What is required:
Pictures excluded, return the lines below from the first through the line holding "65.8, 58, 53];".

------ Supplied information

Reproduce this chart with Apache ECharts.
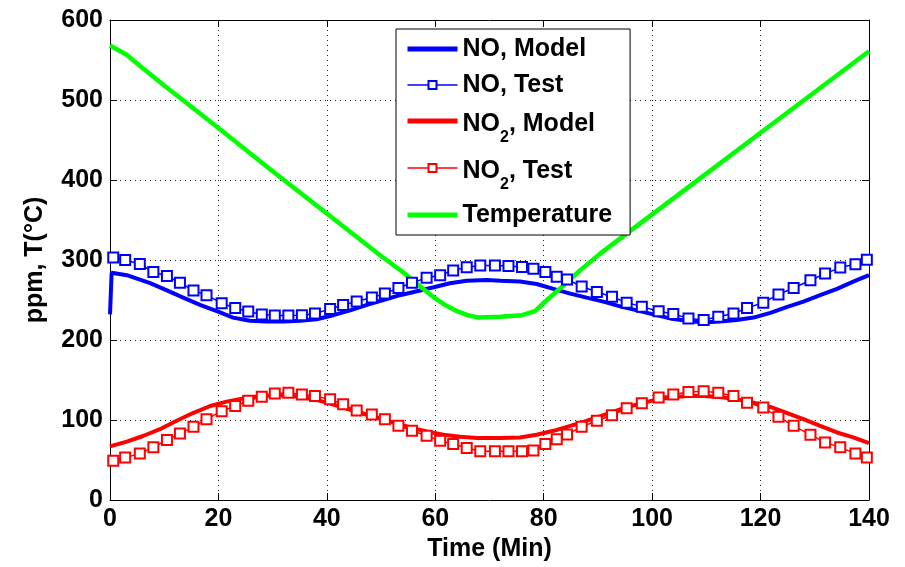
<!DOCTYPE html>
<html>
<head>
<meta charset="utf-8">
<script src="https://cdn.jsdelivr.net/npm/echarts@6/dist/echarts.min.js"></script>
<style>
html,body{margin:0;padding:0;background:#fff;}
#c{width:905px;height:567px;}
</style>
</head>
<body>
<div id="c"></div>
<script>
// ---- data ----
var seriesNames = ['NO, Model', 'NO, Test', 'NO2, Model', 'NO2, Test', 'Temperature'];
var xTicks = [0, 20, 40, 60, 80, 100, 120, 140];
var yTicks = [0, 100, 200, 300, 400, 500, 600];

var noModelTime = [0, 0.3, 3.1, 7.4, 10.5, 13.5, 16.6, 19.7, 22.7, 25.8, 28.9, 32.0, 35.1, 38.1, 41.2, 44.3, 47.4, 50.4, 53.5, 56.6, 59.7, 62.7, 65.8, 69.5, 72.0, 75.6, 78.7, 81.8, 84.9, 87.9, 91.0, 94.1, 97.2, 100.2, 103.3, 106.4, 109.5, 112.5, 115.6, 118.7, 121.8, 124.8, 127.9, 131.0, 134.1, 137.1, 140];
var noModel = [232, 284, 281, 271, 262, 253, 244, 236, 228, 224, 223, 223, 224, 226, 231, 237, 244, 250, 256, 261, 266, 271, 274, 275, 274, 273, 270, 264, 258, 253, 248, 242, 237, 232, 227, 224, 222, 223, 225, 228, 234, 241, 248, 256, 264, 273, 281];

var testTime = [0.6, 2.8, 5.5, 8.0, 10.5, 12.9, 15.4, 17.8, 20.6, 23.1, 25.5, 28.0, 30.4, 32.9, 35.4, 37.8, 40.6, 43.0, 45.5, 48.3, 50.7, 53.2, 55.7, 58.4, 60.9, 63.3, 65.8, 68.3, 71.0, 73.5, 76.0, 78.1, 80.3, 82.4, 84.3, 87.0, 89.8, 92.6, 95.3, 98.1, 101.2, 103.9, 106.7, 109.5, 112.2, 115.0, 117.5, 120.5, 123.3, 126.1, 129.2, 131.9, 134.7, 137.5, 139.6];
var noTest = [303, 300, 295, 285, 280, 271.5, 262, 256, 246, 240, 235.5, 232, 230.5, 230.5, 231, 233, 238.7, 243.7, 248, 253, 258, 265, 271.5, 277.7, 281, 287, 291, 293, 293, 292.6, 291.4, 289, 285, 279, 275.6, 267, 260, 254, 246.7, 241.7, 236, 232.5, 227, 225, 229, 233, 240, 246.7, 257, 265, 274.7, 283, 290.5, 294.6, 300.4];
var no2Test = [49, 53, 58, 66, 75, 83, 91.5, 101, 111, 117.5, 124, 129, 133, 134, 132, 130, 125.8, 119.6, 112, 107, 101, 92.7, 86.5, 80.3, 74, 70, 65, 61, 61, 61, 61, 62, 70, 76, 82, 91.5, 99, 106, 114.6, 120.8, 128, 132, 135, 136, 134, 130, 121.7, 115.5, 104, 92.7, 81.5, 72, 65.8, 58, 53];

var no2ModelTime = [0, 3.1, 6.1, 9.2, 12.3, 15.4, 18.5, 21.5, 24.6, 27.7, 30.8, 33.8, 36.9, 40.0, 43.0, 46.1, 49.2, 52.3, 55.4, 58.4, 61.5, 64.6, 67.7, 72.0, 75.6, 78.7, 81.8, 84.9, 87.9, 91.0, 94.1, 97.2, 100.2, 103.3, 106.4, 109.5, 112.5, 115.6, 118.7, 121.8, 124.8, 127.9, 131.0, 134.1, 137.1, 140];
var no2Model = [67, 73, 80, 88.5, 99, 109, 117.5, 123, 127, 130, 131, 130, 127, 121.7, 115.5, 109, 103, 96.8, 90.6, 85.7, 81.5, 79, 77.4, 77.4, 78.2, 81.5, 86.5, 92.7, 99, 106, 113.3, 119.6, 124.5, 128, 130, 130, 128.7, 125.8, 121.7, 116.3, 109, 101, 92.7, 84.4, 78.2, 71];

var tempTime = [0, 3, 6, 10, 20, 30, 40, 50, 54, 57, 60, 62, 64, 66, 68, 72, 76, 78.4, 80.6, 84.3, 86.7, 90.4, 100, 110, 120, 130, 140];
var temp = [568, 557, 540, 518, 465, 411, 358, 305, 285, 268, 252, 243, 236, 231, 228, 229, 231, 236, 250, 272, 287, 308, 357, 408, 459, 510, 561];

// ---- build ----
function pairs(xs, ys) { return xs.map(function (x, i) { return [x, ys[i]]; }); }
var FONT = 'Liberation Sans';
var BLUE = '#0000ff', RED = '#ff0000', GREEN = '#00ff00';

var chart = echarts.init(document.getElementById('c'), null, { renderer: 'canvas' });

var legendLabels = {
  'NO, Model': 'NO, Model',
  'NO, Test': 'NO, Test',
  'NO2, Model': '{n|NO}{s|2}{n|, Model}',
  'NO2, Test': '{n|NO}{s|2}{n|, Test}',
  'Temperature': 'Temperature'
};
var isModelLine = { 'NO, Model': true, 'NO2, Model': true, 'Temperature': true };

var axisCommon = {
  type: 'value',
  axisLine: { show: true, onZero: false, lineStyle: { color: '#000', width: 1 } },
  axisTick: { show: true, inside: true, length: 7, lineStyle: { color: '#000' } },
  splitLine: { show: false },
  nameTextStyle: { fontFamily: FONT, fontWeight: 'bold', fontSize: 25, color: '#000' }
};
var gridLine = { show: true, lineStyle: { color: '#222', width: 1, type: [1, 4] } };

chart.setOption({
  animation: false,
  backgroundColor: '#fff',
  grid: { left: 110, right: 36, top: 20, bottom: 64, containLabel: false },
  xAxis: [
    Object.assign({}, axisCommon, {
      min: xTicks[0], max: xTicks[xTicks.length - 1], interval: xTicks[1] - xTicks[0],
      position: 'bottom',
      name: 'Time (Min)', nameLocation: 'middle', nameGap: 37,
      axisLabel: { show: true, margin: 7, fontFamily: FONT, fontWeight: 'bold', fontSize: 25, color: '#000' },
      splitLine: gridLine
    }),
    Object.assign({}, axisCommon, {
      min: xTicks[0], max: xTicks[xTicks.length - 1], interval: xTicks[1] - xTicks[0],
      position: 'top', axisLabel: { show: false }
    })
  ],
  yAxis: [
    Object.assign({}, axisCommon, {
      min: yTicks[0], max: yTicks[yTicks.length - 1], interval: yTicks[1] - yTicks[0],
      position: 'left',
      name: 'ppm, T(°C)', nameLocation: 'middle', nameGap: 62, nameRotate: 90,
      axisLabel: { show: true, margin: 7, fontFamily: FONT, fontWeight: 'bold', fontSize: 25, color: '#000' },
      splitLine: gridLine
    }),
    Object.assign({}, axisCommon, {
      min: yTicks[0], max: yTicks[yTicks.length - 1], interval: yTicks[1] - yTicks[0],
      position: 'right', axisLabel: { show: false }
    })
  ],
  legend: {
    orient: 'vertical',
    left: 396, top: 29,
    padding: [6, 18, 6, 9],
    itemGap: 8,
    itemWidth: 50, itemHeight: 10,
    backgroundColor: '#fff', borderColor: '#000', borderWidth: 1, borderRadius: 0,
    data: seriesNames.map(function (n) {
      return isModelLine[n]
        ? { name: n, itemStyle: { opacity: 0 }, lineStyle: { width: 5 } }
        : { name: n, lineStyle: { width: 1.5 } };
    }),
    formatter: function (name) { return legendLabels[name]; },
    textStyle: {
      fontFamily: FONT, fontWeight: 'bold', fontSize: 25, color: '#000', lineHeight: 28,
      rich: {
        n: { fontFamily: FONT, fontWeight: 'bold', fontSize: 25, color: '#000', lineHeight: 28, padding: [5, 0, 5, 0], verticalAlign: 'top' },
        s: { fontFamily: FONT, fontWeight: 'bold', fontSize: 16, color: '#000', lineHeight: 18, padding: [23, 0, 0, 0], verticalAlign: 'top' }
      }
    }
  },
  series: [
    { name: seriesNames[0], type: 'line', data: pairs(noModelTime, noModel), showSymbol: false, symbol: 'none',
      lineStyle: { color: BLUE, width: 4 }, itemStyle: { color: BLUE } },
    { name: seriesNames[1], type: 'line', data: pairs(testTime, noTest), symbol: 'emptyRect', symbolSize: 10, showAllSymbol: true,
      lineStyle: { color: BLUE, width: 1.5 }, itemStyle: { color: BLUE, borderColor: BLUE, borderWidth: 1.8 } },
    { name: seriesNames[2], type: 'line', data: pairs(no2ModelTime, no2Model), showSymbol: false, symbol: 'none',
      lineStyle: { color: RED, width: 4 }, itemStyle: { color: RED } },
    { name: seriesNames[3], type: 'line', data: pairs(testTime, no2Test), symbol: 'emptyRect', symbolSize: 10, showAllSymbol: true,
      lineStyle: { color: RED, width: 1.5 }, itemStyle: { color: RED, borderColor: RED, borderWidth: 1.8 } },
    { name: seriesNames[4], type: 'line', data: pairs(tempTime, temp), showSymbol: false, symbol: 'none',
      lineStyle: { color: GREEN, width: 4.5 }, itemStyle: { color: GREEN } }
  ]
});
</script>
</body>
</html>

------------

Correct output:
Reproduce this chart with Apache ECharts.
<!DOCTYPE html>
<html>
<head>
<meta charset="utf-8">
<script src="https://cdn.jsdelivr.net/npm/echarts@6/dist/echarts.min.js"></script>
<style>
html,body{margin:0;padding:0;background:#fff;}
#c{width:905px;height:567px;}
</style>
</head>
<body>
<div id="c"></div>
<script>
// ---- data ----
var seriesNames = ['NO, Model', 'NO, Test', 'NO2, Model', 'NO2, Test', 'Temperature'];
var xTicks = [0, 20, 40, 60, 80, 100, 120, 140];
var yTicks = [0, 100, 200, 300, 400, 500, 600];

var noModelTime = [0, 0.3, 3.1, 7.4, 10.5, 13.5, 16.6, 19.7, 22.7, 25.8, 28.9, 32.0, 35.1, 38.1, 41.2, 44.3, 47.4, 50.4, 53.5, 56.6, 59.7, 62.7, 65.8, 69.5, 72.0, 75.6, 78.7, 81.8, 84.9, 87.9, 91.0, 94.1, 97.2, 100.2, 103.3, 106.4, 109.5, 112.5, 115.6, 118.7, 121.8, 124.8, 127.9, 131.0, 134.1, 137.1, 140];
var noModel = [232, 284, 281, 271, 262, 253, 244, 236, 228, 224, 223, 223, 224, 226, 231, 237, 244, 250, 256, 261, 266, 271, 274, 275, 274, 273, 270, 264, 258, 253, 248, 242, 237, 232, 227, 224, 222, 223, 225, 228, 234, 241, 248, 256, 264, 273, 281];

var testTime = [0.6, 2.8, 5.5, 8.0, 10.5, 12.9, 15.4, 17.8, 20.6, 23.1, 25.5, 28.0, 30.4, 32.9, 35.4, 37.8, 40.6, 43.0, 45.5, 48.3, 50.7, 53.2, 55.7, 58.4, 60.9, 63.3, 65.8, 68.3, 71.0, 73.5, 76.0, 78.1, 80.3, 82.4, 84.3, 87.0, 89.8, 92.6, 95.3, 98.1, 101.2, 103.9, 106.7, 109.5, 112.2, 115.0, 117.5, 120.5, 123.3, 126.1, 129.2, 131.9, 134.7, 137.5, 139.6];
var noTest = [303, 300, 295, 285, 280, 271.5, 262, 256, 246, 240, 235.5, 232, 230.5, 230.5, 231, 233, 238.7, 243.7, 248, 253, 258, 265, 271.5, 277.7, 281, 287, 291, 293, 293, 292.6, 291.4, 289, 285, 279, 275.6, 267, 260, 254, 246.7, 241.7, 236, 232.5, 227, 225, 229, 233, 240, 246.7, 257, 265, 274.7, 283, 290.5, 294.6, 300.4];
var no2Test = [49, 53, 58, 66, 75, 83, 91.5, 101, 111, 117.5, 124, 129, 133, 134, 132, 130, 125.8, 119.6, 112, 107, 101, 92.7, 86.5, 80.3, 74, 70, 65, 61, 61, 61, 61, 62, 70, 76, 82, 91.5, 99, 106, 114.6, 120.8, 128, 132, 135, 136, 134, 130, 121.7, 115.5, 104, 92.7, 81.5, 72, 65.8, 58, 53];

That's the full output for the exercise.